The complexity they found surprised the MIT team. They knew that in turbulent flow, unsteady vortices appear on many scales and interact with each other. What they didn't know was that the complicated, constantly evolving flow patterns are driven by two competing armies of particles constantly being pulled together and pushed apart.
The researchers identified a complex network of two types of curves formed by two distinct groups of particles. The first type of curve, which the researchers colored red, attracts other fluid particles. At the same time, the second type, colored blue, repels other fluid particles. Both sets of curves evolve with the flow.
Imagine that the particles visible in the turbulent water are like an army of ants being chased through a bowl of mixed-up red and blue spaghetti. "The ants love red spaghetti and want to stay close to it, but they hate blue spaghetti and won't touch it. And they have to keep running in the bowl under these constraints, stuck in an endless maze forever," said Haller.

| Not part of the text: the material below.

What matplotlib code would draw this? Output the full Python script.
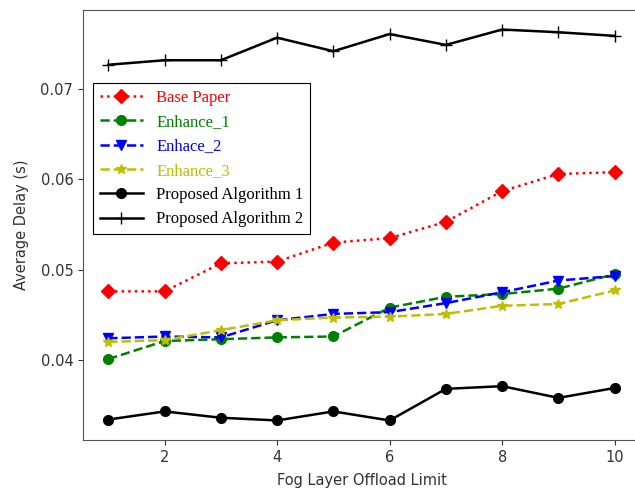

The resulting images, which look like dense, tangled masses of blue and red fibers, are snapshots of this stunning, constantly deforming structure. "The chaotic tangle forms the skeleton of turbulence as fluid is simultaneously attracted to, and repelled by, its different components," Haller said.
The MIT researchers call their discovery the "Lagrangian skeleton" of turbulence because their particle-based approach is motivated by the work of 19th-century mathematician Joseph-Louis Lagrange. "Lagrange developed mathematical tools still used today for calculating mechanical and fluid motion," said Peacock.
Among many applications, the new results promise to aid the early detection of clear air turbulence that causes those unexpected jolts in airplanes; they may also help control the spread of oceanic pollution. "Most certainly, they will lead to a better appreciation of ants running in a bowl of spaghetti," said Haller.